CPN: What’s been the hardest part?
Brittany: Simply put, there is no road map for what to expect for our Mia. This creates a lot of uncertainty. No one, not even the doctors, really knows the path Mia is going to take; and this fact is so incredibly hard on us. Honestly, it would be so much easier if she had down syndrome or another more common chromosomal abnormality. We are in such limbo we cannot plan out much into our future.
After we met with our doctors and they told us about the 2-6 year prognosis, we took our family on a vacation. We had our Mia on a pontoon boat, the wind blew in her little blonde curly hair, and we just soaked up the time with her and our son. We know that our time is probably limited, and we need to enjoy it now. This breaks my heart every single day. It breaks for myself and for my husband and son. Our plan for now is to enjoy the moment with her; by taking her to new places, giving her all the kisses and snuggles and watching her develop in whatever way she possible can.
CPN: How has Mia inspired you?
Brittany: Our Mia has motivated me in so many ways. Mia is nonverbal but has very much taught me about life. I am continuing my education in honor of our Mia. I currently have my Bachelor’s in psychology and Master’s in human services. I work as a school counselor and am almost through my second Master’s in clinical mental health counseling. I will then be a licensed mental health counselor. I want to help families going through trauma. I have always worked with children and hope to continue to do so in my future career along with family and couples counseling. My goal is to obtain my PhD in counseling. Mia and her amazing big brother give me the strength to do this.

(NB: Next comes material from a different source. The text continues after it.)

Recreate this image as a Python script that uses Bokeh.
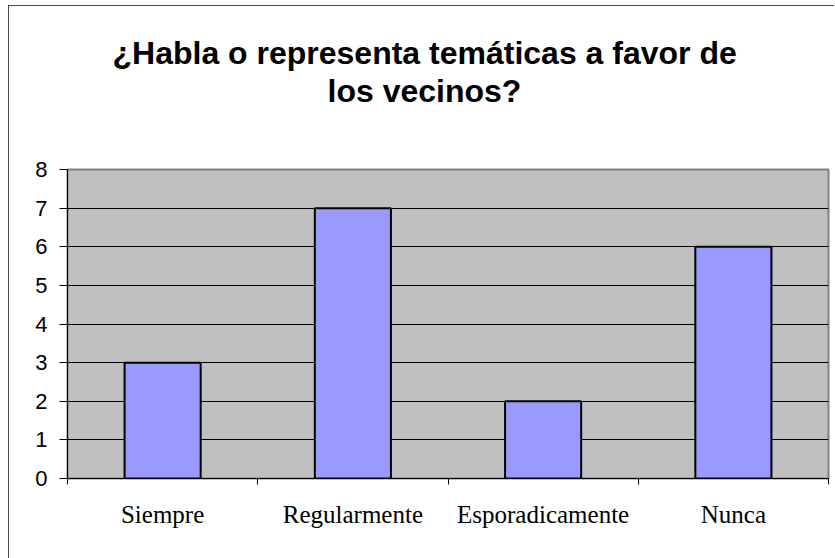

CPN: Is there anything else you’d like other families or providers to know about what others can do to support a family like yours?
Brittany: I want providers to know that when working children with rare diseases they need to focus on the family and the child as a whole, not just the individual field they specialize in. There have been times when Mia’s specialists only concerned themselves with their area of expertise. Mia needs whole body care because she has so many issues ranging from epilepsy, kidney reflux, cleft palate to severe neurological impairment and they all overlap. Also, the whole family needs a focus because her condition affects every one of us. That said, Mia has so many fantastic people on her team, including her plastic surgeon, Dr. Caterson and his nurse practitioner, Kim Giodono;, her pulmonologist, Dr. Strang; and ALL of our private duty nurses. We call it team Mia and they ROCK!